Now they're after him and he doesn't know why.
There's a word, they say. A word that kills.
And they want it back . . .
APPLE BOOKS REVIEW
For his electrifying fifth novel, Max Barry takes a detour from the droll corporate satire of his earlier work. He’s always been adept at writing entertaining narratives crafted with sharp wit, but he’s never before tackled a story as ambitious and action-packed as this. A clever and cerebral thriller about the power of language, Lexicon deftly juggles two parallel storylines before expertly weaving them together to stunning effect.

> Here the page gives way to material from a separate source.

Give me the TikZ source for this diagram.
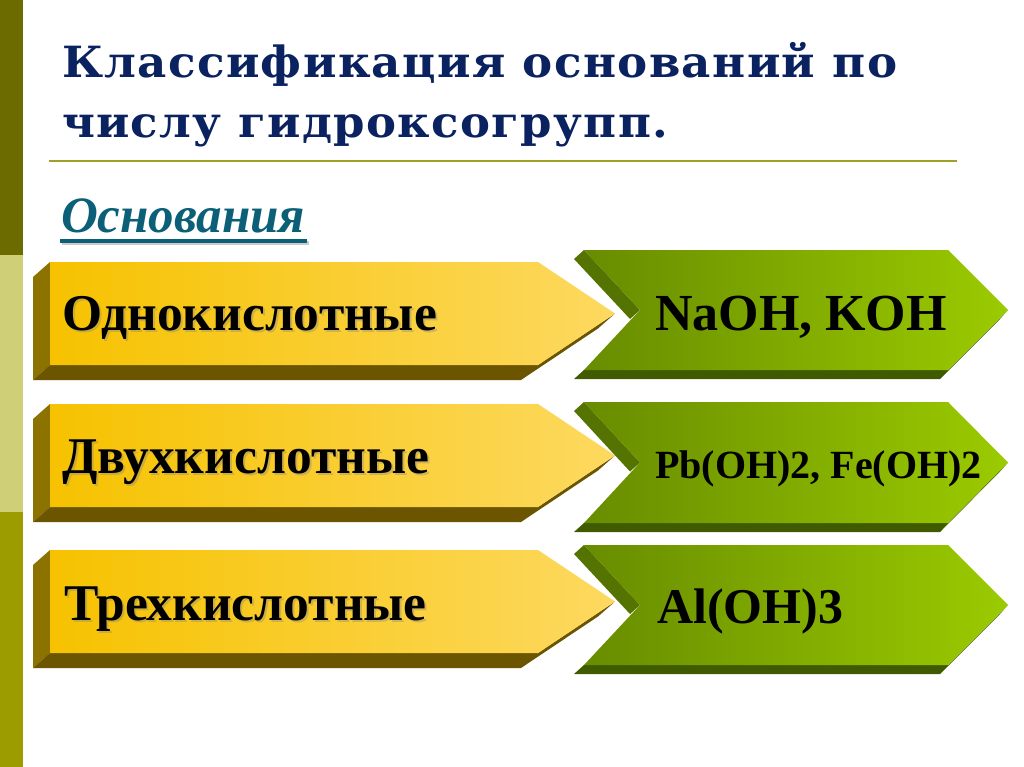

From a pulse-pounding opening sequence of a seemingly innocent man being brutalized in an airport bathroom to the tale of a smart San Francisco street orphan recruited for an exclusive school where students are learn to weaponize words, Lexicon is a speedy, satisfying page-turner.
PUBLISHERS WEEKLY
The fate of humanity is at stake in this ambitious satirical thriller from Australian author Barry (Machine Man). Picked off the streets of San Francisco after displaying a "natural aptitude" for persuasion, 16-year-old magician/hustler Emily Ruff joins a group of prodigies at "the Academy," where "poets" learn the magic of controlling others' minds with words. Meanwhile, hapless Wil Parke, the key player in an internal war between highly trained poets called Eliot and Woolf, is the only person known to survive the infamous "bareword" Woolf set loose in Broken Hill, Australia, two years before an event that killed thousands and wiped Wil's memory clean. Eliot believes Wil to be the only one capable of stopping this word that "can persist... like an echo," and is determined to use Wil in his quest to elucidate the word's elemental code. Emily's story and Wil's story converge in a violent denouement that amuses as much as it shocks.
Customer Reviews
Works on many levels
What a clever book! A love story. A book about the power of words and persuasion through history, through sorcery, through propaganda, through shysterism, politics and power. A book about what makes people tick. A sci-fi thriller. Engrossing. You can read it as a great way to pass time, or as a psychological study -- or anywhere in between. Have fun! I highly recommend.
Fast Paced
So many original ideas wrapped in an adventure. Loved it!
Entertaining but unoriginal
Kept me nicely diverted while on a long plane flight. I don't regret the time spent reading it. But I often felt like it was a less-imaginative and less-ambitious retread of some material from Snow Crash. Read that first if you haven't yet.